Dieses ideologische Beharrungsvermögen wird durch die Kontinuität der staatlichen Institutionen erleichtert: Byzanz hat nie eine echte Revolution erlebt, sondern seine Entwicklung vollzog sich in winzigen, unmerklichen Schritten. Die Trägheit dieser Prozesse förderte das Weiterbestehen und die Erstarrung in Tradition bis hin zum Selbstbetrug ... Unbestreitbar ist, dass die Begrenztheit und Langsamkeit der Entwicklung den Eindruck von Statik vermittelt. Die Fassade von Byzanz blieb gleich, und zwar deshalb, weil die Byzantiner wollten, dass sie gleich blieb.

(Ralph-Johannes Lilie, Byzanz. Geschichte des Oströmischen Reiches, München 1999, S. 10 f.)

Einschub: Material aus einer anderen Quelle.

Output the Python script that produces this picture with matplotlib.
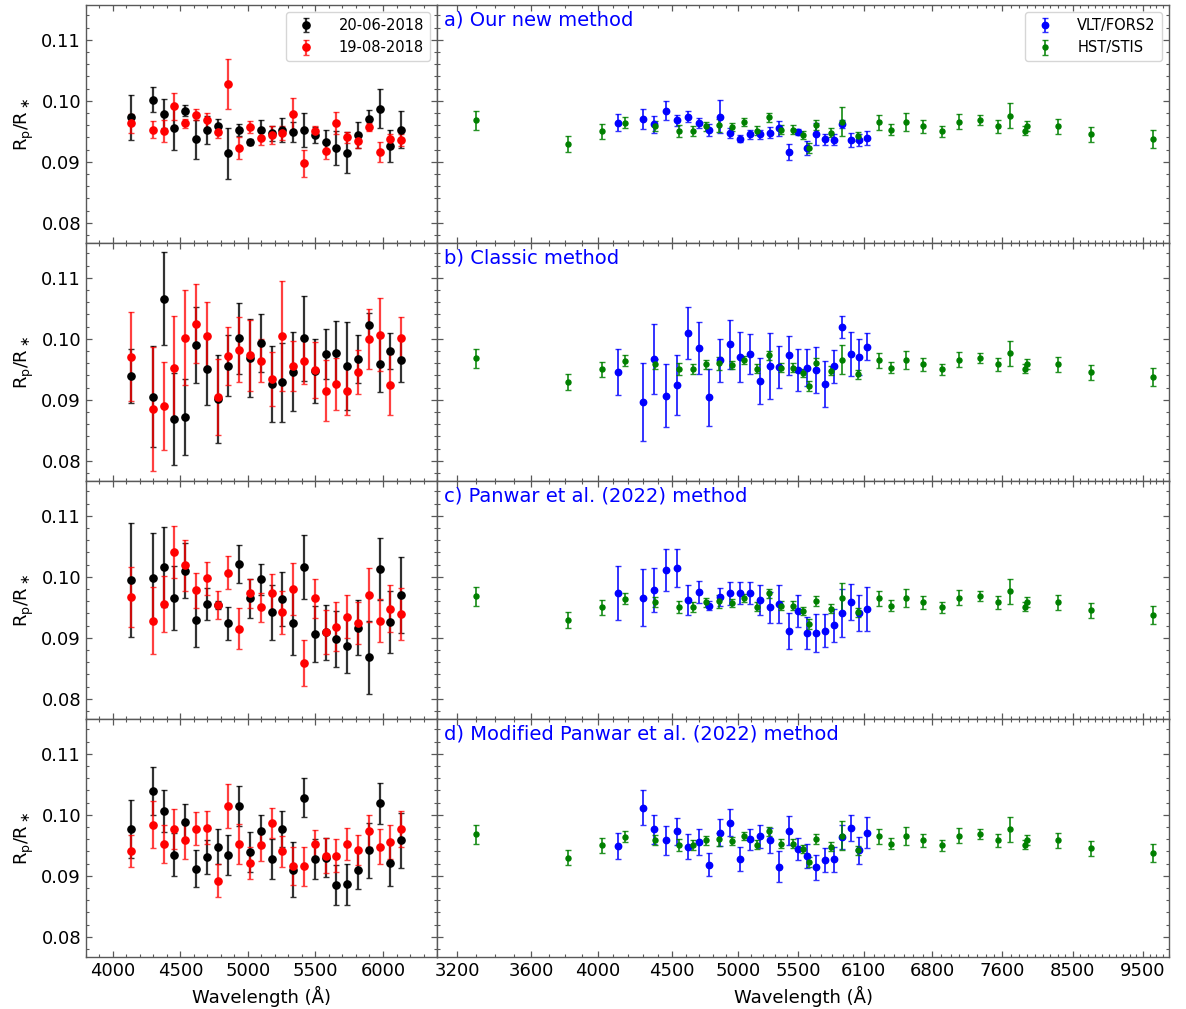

Der letzte Satz dieser Einschätzung fasst den Tatbestand gut zusammen: Angesichts der bedrohlichen äußeren Entwicklung war Byzanz nur noch ein kleiner römischer Vorposten inmitten eines Meers von Arabern, Türken und Slawen. Deshalb koppelte es seine Identität fest an das antike Rom und die byzantinische Gesellschaft folgte diesem Staatskonzept bis zur Erstarrung - und zwar bewuss!